Kant argues that insight into free will also leads to the recognition that moral law is “the supreme practical law of rational beings” (76). Such a certainty cannot be had through empirical reasoning or human psychology alone, but instead it must be perceived through practical reason as well. Likewise, Kant argues for the “concept of causality as freedom” rather than “natural necessity” (77). Instead of believing that causality results from a series of events that were at some point outside of an individual’s control, Kant holds that causality only truly begins with the self. Unless causality starts with the self, there is no freedom, and vice versa. To demonstrate this, Kant describes a thief. If the thief’s actions were determined by circumstances at some point in the past, then he cannot be said to be truly free. Further, if causality was driven by events other than free will, then Kant supposes “we could calculate a human being’s conduct for the future with as much certainty as a lunar or solar eclipse” (80-81), which obviously we cannot.
Kant defines God as the ultimate cause of all things, then asks how individual freedom can exist in this religious context. Addressing the arguments of the 17th-century philosopher Baruch Spinoza, Kant agrees that God is the cause of time and space, but he disputes the theory that beings existing within space and time are merely “accidents.” Kant defines rational beings as noumena: Like God, human subjectivity exists outside the scope of sensory experience. For Kant, God is the reason such noumena exist. As rational beings who can affect causality, humans must experience objects in space and time not as mere representations (as Spinoza suggests), but as actual things in themselves. Along with that ability to understand and interact with objects in the context of space and time, humans also rationally understand causality, which Kant describes as “a synthesis of the homogenous” (84). By this, Kant means human beings are both capable of abstract or speculative thought and able to manipulate objects in the material world. Practical reason is therefore the best means for understanding morality, which itself bridges abstract thought with the material world.
This section lays out what Kant means by practical reason and the foundational ideas behind it. Kant elaborates here on Freedom of the Will, the existence of which is vital to his concept of practical reason. In Kant’s view, the existence of free will and its role in morality is self-evident. For example, Kant remarks that without free will, “I could not realize this thought, that is, could not convert it into cognition of a being acting in this way, not even of its mere possibility” (42). The existence of free will and the ability of rational beings to cause effects is proof of morality and vice versa; the two concepts are inseparable for Kant. Likewise, Kant emphasizes that free will is the way humans operate both in the realm of abstract thought and in the material world. This dual nature of free will—both of thought and of action—is the basis for practical reason, since “only the practical can provide us with the means for going beyond the sensible world and provide cognitions of a supersensible order and connection” (86).

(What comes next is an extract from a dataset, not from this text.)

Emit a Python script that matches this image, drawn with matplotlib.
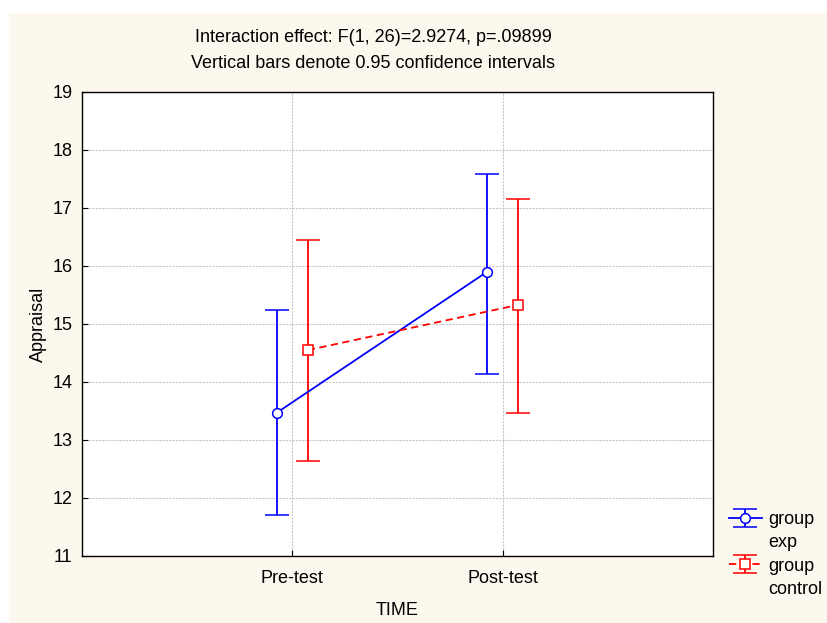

Having proven the existence of free will, Kant uses this concept as a platform from which to explore The Nature of Moral Law and Ethical Action. Like God, moral law is a metaphysical concept that cannot be proven through sensory experience (empirically). Nonetheless, Kant argues that people have an innate awareness of moral law, which expresses itself through the sense of duty. This innate awareness—what Kant calls a priori knowledge—is in itself sufficient proof that universal moral law exists. However, it is not always obvious how best to comply with the moral law in the real world, which is why practical reason is necessary not only for philosophical exercises, but in our everyday lives as we navigate ethical and moral situations. This is what Kant means when he says, “Pure reason is practical of itself alone and gives (to the human being) a universal law which we call the moral law” (29). Because the moral law is a guide to right behavior in the material world, it is inherently practical even though it derives from abstract reasoning.
Kant is careful to distinguish between maxims or rules we might follow in specific situations and what he means by moral laws or the categorical imperative. One example of this distinction is the rule “Don’t be late.” Kant might say this maxim is situational rather than categorical, because there are multiple degrees of seriousness depending on the situation. Therefore, Kant would not consider “Don’t be late” to be a practical or moral law. On the other hand, “Don’t mock a living being that is suffering” might be considered a moral law—an unconditional rule that applies in all situations. In Kant’s own example concerning bank deposits (25), he suggests that moral laws should be distinguished from maxims based on their practicality. It would be absurd to imagine a universal moral law that, if universally followed, would prevent society from functioning.
In these chapters, Kant is also careful to emphasize The Distinction Between Subjective Desires and Moral Duties. A popular view in Enlightenment thought is that every person seeks to be happy, which Kant agrees with when he writes that to “be happy is necessarily the demand of every rational but finite being and therefore an unavoidable determining ground of its faculty of desire” (23). However, while people are universally motivated by the desire for pleasure or happiness and by the aversion to pain, Kant does not view these impulses as universal, practical laws, since pain is sometimes a necessary component of moral action, while the pursuit of pleasure sometimes leads to immoral action. Only through practical reason, Kant would say, can a person tell when something that is painful will lead to happiness or good.